■ Problem to solve: Below are records. Count every line containing the word "that" and give the number alone.
────────────────
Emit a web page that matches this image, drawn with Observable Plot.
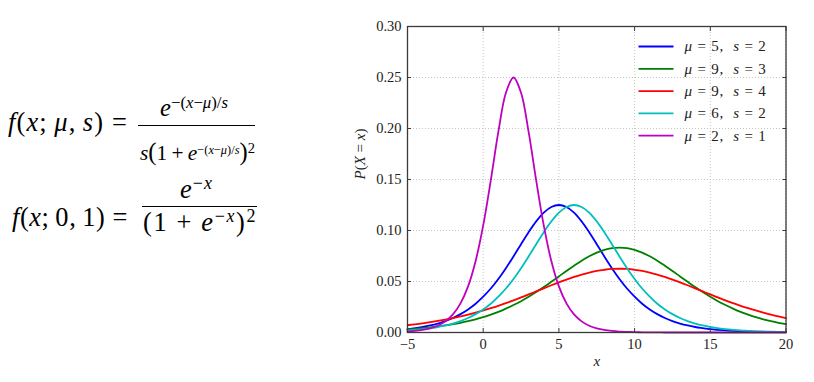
<!DOCTYPE html>
<html><head><meta charset="utf-8">
<script src="https://cdn.jsdelivr.net/npm/d3@7"></script>
<script src="https://cdn.jsdelivr.net/npm/@observablehq/plot@0.6"></script>
<style>
html,body{margin:0;padding:0;background:#fff;}
#wrap{position:relative;width:814px;height:382px;overflow:hidden;background:#fff;}
#chart{position:absolute;left:0;top:0;}
.m{position:absolute;left:0;top:0;white-space:nowrap;font-family:"Liberation Serif",serif;font-size:24px;line-height:1;color:#000;}
.m i{font-style:italic;}
.m sup{font-size:0.68em;vertical-align:baseline;position:relative;top:-0.5em;line-height:1;}
.m sup.sm{font-size:0.58em;letter-spacing:0;}
.m .big{font-size:1.15em;line-height:1;}
.bl{display:inline-block;width:0;height:0;vertical-align:baseline;}
.bar{position:absolute;height:1.3px;background:#000;}
</style></head>
<body><div id="wrap"><div id="chart"></div></div>
<script>
// ---- data ----
const xs = [-5,-4.5,-4,-3.5,-3,-2.5,-2,-1.5,-1,-0.5,0,0.5,1,1.5,2,2.5,3,3.5,4,4.5,5,5.5,6,6.5,7,7.5,8,8.5,9,9.5,10,10.5,11,11.5,12,12.5,13,13.5,14,14.5,15,15.5,16,16.5,17,17.5,18,18.5,19,19.5,20];
const labels = ["μ = 5,  s = 2", "μ = 9,  s = 3", "μ = 9,  s = 4", "μ = 6,  s = 2", "μ = 2,  s = 1"];
const colors = ["#0000ff", "#008000", "#ff0000", "#00bfbf", "#bf00bf"];
const yMu5S2 = [0.0033,0.0043,0.0054,0.0069,0.0088,0.0112,0.0142,0.0180,0.0226,0.0282,0.0351,0.0431,0.0525,0.0631,0.0746,0.0866,0.0983,0.1089,0.1175,0.1231,0.1250,0.1231,0.1175,0.1089,0.0983,0.0866,0.0746,0.0631,0.0525,0.0431,0.0351,0.0282,0.0226,0.0180,0.0142,0.0112,0.0088,0.0069,0.0054,0.0043,0.0033,0.0026,0.0020,0.0016,0.0012,0.0010,0.0008,0.0006,0.0005,0.0004,0.0003];
const yMu9S3 = [0.0031,0.0036,0.0043,0.0050,0.0059,0.0069,0.0081,0.0095,0.0111,0.0129,0.0151,0.0175,0.0202,0.0234,0.0269,0.0307,0.0350,0.0396,0.0445,0.0497,0.0550,0.0604,0.0655,0.0704,0.0747,0.0783,0.0811,0.0828,0.0833,0.0828,0.0811,0.0783,0.0747,0.0704,0.0655,0.0604,0.0550,0.0497,0.0445,0.0396,0.0350,0.0307,0.0269,0.0234,0.0202,0.0175,0.0151,0.0129,0.0111,0.0095,0.0081];
const yMu9S4 = [0.0071,0.0080,0.0090,0.0101,0.0113,0.0126,0.0141,0.0157,0.0175,0.0195,0.0216,0.0238,0.0262,0.0288,0.0315,0.0344,0.0373,0.0403,0.0433,0.0463,0.0492,0.0519,0.0545,0.0568,0.0588,0.0604,0.0615,0.0623,0.0625,0.0623,0.0615,0.0604,0.0588,0.0568,0.0545,0.0519,0.0492,0.0463,0.0433,0.0403,0.0373,0.0344,0.0315,0.0288,0.0262,0.0238,0.0216,0.0195,0.0175,0.0157,0.0141];
const yMu6S2 = [0.0020,0.0026,0.0033,0.0043,0.0054,0.0069,0.0088,0.0112,0.0142,0.0180,0.0226,0.0282,0.0351,0.0431,0.0525,0.0631,0.0746,0.0866,0.0983,0.1089,0.1175,0.1231,0.1250,0.1231,0.1175,0.1089,0.0983,0.0866,0.0746,0.0631,0.0525,0.0431,0.0351,0.0282,0.0226,0.0180,0.0142,0.0112,0.0088,0.0069,0.0054,0.0043,0.0033,0.0026,0.0020,0.0016,0.0012,0.0010,0.0008,0.0006,0.0005];
const yMu2S1 = [0.0009,0.0015,0.0025,0.0041,0.0066,0.0109,0.0177,0.0285,0.0452,0.0701,0.1050,0.1491,0.1966,0.2350,0.2500,0.2350,0.1966,0.1491,0.1050,0.0701,0.0452,0.0285,0.0177,0.0109,0.0066,0.0041,0.0025,0.0015,0.0009,0.0006,0.0003,0.0002,0.0001,0.0001,0,0,0,0,0,0,0,0,0,0,0,0,0,0,0,0,0];
const xTicks = [-5, 0, 5, 10, 15, 20];
const yTicks = [0, 0.05, 0.10, 0.15, 0.20, 0.25, 0.30];
const xLabel = "x";
const yLabel = "P(X = x)";

// ---- build table ----
const seriesValues = [yMu5S2, yMu9S3, yMu9S4, yMu6S2, yMu2S1];
const rows = seriesValues.flatMap((ys, k) => xs.map((x, i) => ({x, y: ys[i], series: labels[k]})));

const lineSymbol = {draw(ctx) { ctx.moveTo(-17.5, 0); ctx.lineTo(17.5, 0); }};
const legendMarks = labels.flatMap((lab, i) => [
  Plot.dot([lab], {frameAnchor: "top-left", dx: 248.5, dy: 20 + i * 22.3, symbol: lineSymbol, r: 1, fill: "none", stroke: colors[i], strokeWidth: 1.8}),
  Plot.text([lab], {frameAnchor: "top-left", dx: 277, dy: 20 + i * 22.3, text: d => d, textAnchor: "start", lineAnchor: "middle", fontSize: 15})
]);

const chart = Plot.plot({
  width: 814, height: 382,
  marginLeft: 407, marginRight: 28.5, marginTop: 26, marginBottom: 50,
  style: {fontFamily: "'Liberation Serif', serif", fontSize: "14.5px", color: "#222", background: "transparent", overflow: "visible"},
  x: {domain: [-5, 20]},
  y: {domain: [0, 0.3]},
  color: {domain: labels, range: colors},
  marks: [
    Plot.gridX({ticks: xTicks, stroke: "#b8b8b8", strokeOpacity: 1, strokeWidth: 0.8, strokeDasharray: "1,2"}),
    Plot.gridY({ticks: yTicks, stroke: "#b8b8b8", strokeOpacity: 1, strokeWidth: 0.8, strokeDasharray: "1,2"}),
    Plot.line(rows, {x: "x", y: "y", z: "series", stroke: "series", strokeWidth: 1.8, curve: "catmull-rom"}),
    Plot.frame({stroke: "#3a3a3a", strokeWidth: 1.3}),
    Plot.axisX({ticks: xTicks, anchor: "bottom", tickSize: -4, tickPadding: 10, label: null, stroke: "#3a3a3a"}),
    Plot.axisX({ticks: xTicks, anchor: "top", tickSize: -4, tickFormat: () => "", label: null, stroke: "#3a3a3a"}),
    Plot.axisY({ticks: yTicks, anchor: "left", tickSize: -4, tickPadding: 10, tickFormat: d3.format(".2f"), label: null, stroke: "#3a3a3a"}),
    Plot.axisY({ticks: yTicks, anchor: "right", tickSize: -4, tickFormat: () => "", label: null, stroke: "#3a3a3a"}),
    Plot.text([xLabel], {frameAnchor: "bottom", dy: 33, text: d => d, fontSize: 15}),
    Plot.text([yLabel], {frameAnchor: "left", dx: -47, rotate: -90, text: d => d, fontSize: 15}),
    ...legendMarks
  ]
});
document.getElementById("chart").appendChild(chart);

// math-style text: italic letters
const richSet = new Set([...labels, xLabel, yLabel]);
const legendSet = new Set(labels);
chart.querySelectorAll("text").forEach(el => {
  const s = el.textContent;
  if (!richSet.has(s)) return;
  el.textContent = "";
  el.setAttribute("xml:space", "preserve");
  el.style.whiteSpace = "pre";
  if (legendSet.has(s)) el.style.letterSpacing = "0.8px";
  for (const ch of s) {
    const t = document.createElementNS("http://www.w3.org/2000/svg", "tspan");
    t.textContent = ch;
    if (/[A-Za-zμ]/.test(ch)) t.setAttribute("font-style", "italic");
    el.appendChild(t);
  }
});

// ---- formulas on the left ----
const wrap = document.getElementById("wrap");
function place(html, left, width, base) {
  const el = document.createElement("div");
  el.className = "m";
  el.innerHTML = html + '<span class="bl"></span>';
  wrap.appendChild(el);
  const w = el.getBoundingClientRect().width;
  const k = Math.min(width / w, 1.1);
  el.style.fontSize = (24 * k).toFixed(2) + "px";
  const w2 = el.getBoundingClientRect().width;
  if (w2 < width) el.style.letterSpacing = ((width - w2) / el.textContent.length).toFixed(2) + "px";
  const r = el.getBoundingClientRect();
  const b = el.querySelector(".bl").getBoundingClientRect().bottom - r.top;
  el.style.left = left + "px";
  el.style.top = (base - b) + "px";
}
function bar(left, width, top) {
  const el = document.createElement("div");
  el.className = "bar";
  el.style.left = left + "px"; el.style.width = width + "px"; el.style.top = top + "px";
  wrap.appendChild(el);
}
const expo = '<sup>−(<i>x</i>−<i>μ</i>)/<i>s</i></sup>';
const expoSm = '<sup class="sm">−(<i>x</i>−<i>μ</i>)/<i>s</i></sup>';
place('<i>f</i>(<i>x</i>;&#8201;<i>μ</i>,&#8201;<i>s</i>)&#8197;=', 8, 120, 131);
bar(138, 117, 125);
place('<i>e</i>' + expo, 160, 68, 116);
place('<i>s</i><span class="big">(</span>1&#8201;+&#8201;<i>e</i>' + expoSm + '<span class="big">)</span><sup>2</sup>', 140, 115, 160);
place('<i>f</i>(<i>x</i>;&#8201;0,&#8201;1)&#8197;=', 12, 116, 226);
bar(142, 115, 206);
place('<i>e</i><sup>−<i>x</i></sup>', 180, 33, 198);
place('(1&#8197;+&#8197;<i>e</i><sup>−<i>x</i></sup>)<sup>2</sup>', 143, 114, 231);
</script>
</body></html>
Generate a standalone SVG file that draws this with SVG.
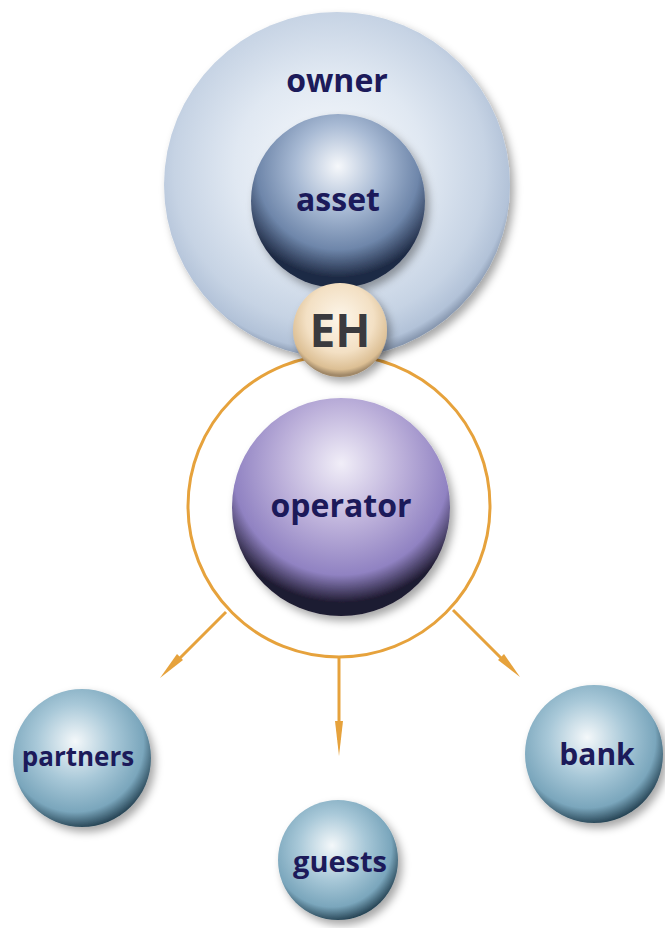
────────────────
■ Exercise result: 2